© INTERNATIONAL OLYMPIC COMMITTEE
Pierre de Coubertin and the Athlete
Stephan Wassong
According to Pierre de Coubertin the Olympic Games were to offer young adults some kind of final education, stressing the development of highly social and moral character traits and an openness of transcultural understanding. He regards the Olympic Games as a useful support in the transition of a mature athlete into a respective and responsible person of society.
Students of Princeton-University, members of the American Team for the 1896 Athens Olympic Games.

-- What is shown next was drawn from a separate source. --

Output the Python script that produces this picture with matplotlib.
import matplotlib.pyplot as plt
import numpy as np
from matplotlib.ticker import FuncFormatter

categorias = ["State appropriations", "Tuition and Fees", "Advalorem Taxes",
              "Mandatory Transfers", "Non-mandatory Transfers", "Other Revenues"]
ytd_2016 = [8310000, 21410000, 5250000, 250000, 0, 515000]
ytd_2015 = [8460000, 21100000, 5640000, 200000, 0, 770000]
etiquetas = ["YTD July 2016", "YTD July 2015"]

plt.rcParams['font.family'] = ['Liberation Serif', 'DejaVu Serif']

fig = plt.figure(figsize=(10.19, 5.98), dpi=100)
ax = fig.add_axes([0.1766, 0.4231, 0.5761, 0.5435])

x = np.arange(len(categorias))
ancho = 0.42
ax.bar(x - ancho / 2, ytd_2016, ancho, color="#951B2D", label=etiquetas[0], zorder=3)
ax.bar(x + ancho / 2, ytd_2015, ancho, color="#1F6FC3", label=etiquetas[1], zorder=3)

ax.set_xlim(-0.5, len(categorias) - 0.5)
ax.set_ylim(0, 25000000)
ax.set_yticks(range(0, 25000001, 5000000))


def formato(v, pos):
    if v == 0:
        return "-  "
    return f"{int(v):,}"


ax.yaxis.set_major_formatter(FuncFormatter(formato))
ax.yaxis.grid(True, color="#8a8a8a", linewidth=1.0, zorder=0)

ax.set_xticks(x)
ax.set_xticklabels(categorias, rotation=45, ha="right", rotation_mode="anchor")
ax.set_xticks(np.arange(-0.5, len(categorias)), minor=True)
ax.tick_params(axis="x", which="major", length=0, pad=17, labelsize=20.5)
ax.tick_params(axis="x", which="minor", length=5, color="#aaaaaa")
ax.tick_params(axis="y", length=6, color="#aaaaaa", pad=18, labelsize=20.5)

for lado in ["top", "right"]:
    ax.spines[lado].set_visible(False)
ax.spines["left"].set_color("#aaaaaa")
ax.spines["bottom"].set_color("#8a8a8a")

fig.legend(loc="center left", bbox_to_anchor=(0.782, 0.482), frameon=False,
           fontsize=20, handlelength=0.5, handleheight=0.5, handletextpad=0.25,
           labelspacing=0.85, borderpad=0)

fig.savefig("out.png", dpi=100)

© International Olympic Committee
As already mentioned in the entry on Olympism Coubertin delivered the radio message The Philosophic Foundation of Modern Olympism for the radio station Swiss Romande on 4th August 1935; only three days later the message was printed in the magazine Le Sport Suisse.
Coubertin in the Radio Suisse Romande studio.
© International Olympic Committee
A careful reading of this article reveals that it is the athlete who is at the centre of Coubertin`s Olympic idea and the focus of most of his educational thinking. In this message/article Coubertin made it clear that he has a specific age group in mind to which he referred as the Olympic athlete:
“The human springtime is expressed in the young adult male, who can be compared to a superb machine in which all the gears have been set in place, ready for full operation. That is the person in whose honour the Olympic Games must be celebrated and their rhythm organized and maintained, because it is on him that the near future depends, as well as the harmonious passage from the past to the future.”[1]
Participation at the Olympic Games should be reserved for the best athletes only. Coubertin understood that not all sportsmen have the capability and muscular superiority to become an Olympic athlete. But in his Olympic pyramid Coubertin stresses that an Olympic athlete has a moral and social responsibility to act as a role model, stimulating participation in sport for the masses:
“For every hundred who engage in physical culture, fifty must engage in sports. For every fifty who engage in sports, twenty must specialize. For every twenty who specialize, five must be capable of astonishing feats.[2]
Coubertin never tired of stressing that Olympic role models are worthless when their achievements are not based on the rules of fair-play and respect for equal opportunity. According to him the exceptional character of the Olympic athlete and his worship of sport as an educational tool are under constant threat of professionalism. Coubertin believed that moral faults in professionalism stemmed from excessive focus on ambition, rivalry, and emulation, which he and his colleagues in the IOC considered as the decisive characteristic of sport, and that honesty, fairness and mutual consideration had become victims of a behaviour solely bent on winning. Hence, the Olympic athlete had to be an amateur. The following two quotations clearly explain Coubertin`s opinion on the importance of amateurism:
“Sporting can only produce good moral effects, can, indeed, maintain its existence, only as it (is) founded upon disinterestedness, loyalty, and chivalric sentiment.”[3]
“The task that he (the sportsman) accomplishes is one that he has set for himself. Since he does not return to this task the very next day to earn his living, there is no reason for him to conserve his energy. In this way he is able to cultivate effort for the effort`s sake, to see out obstacles, to place a few obstacles in his own path, and always to aim a little higher than the level he must achieve.”[4]
It is central for a correct understanding of Coubertin`s vision of the Olympic athlete to reflect upon the demand on the athlete to display athletic excellence. It becomes clear in the quotation above that achievement orientation is expected from the athlete. The focus is on the athlete’s endeavour to achieve individual performance improvement, which does not exclude the achievement of absolute records. This is also reflected in the motto citius – altius – fortius (please refer also to the entry The Olympic Rituals and Symbols).
[1] Coubertin, Pierre de.: The Philosophic Foundation of Modern Olympism. In: International Olympic Committee (Editing Director: Norbert Müller): Pierre de Coubertin 1863 – 1937. Olympism Selected Writings. Lausanne 2000, 582.
[2] Ibid., 581
[3] Coubertin, Pierre de: The Re-Establishment of the Olympic Games. In: The Chautauquan XIX (1894), September, 699.
[4] Coubertin, Pierre de: La psychologie du sport.In: International Olympic Committee (Editing Director: Norbert Müller): Pierre de Coubertin 1863 – 1937. Olympism Selected Writings. Lausanne 2000, 148.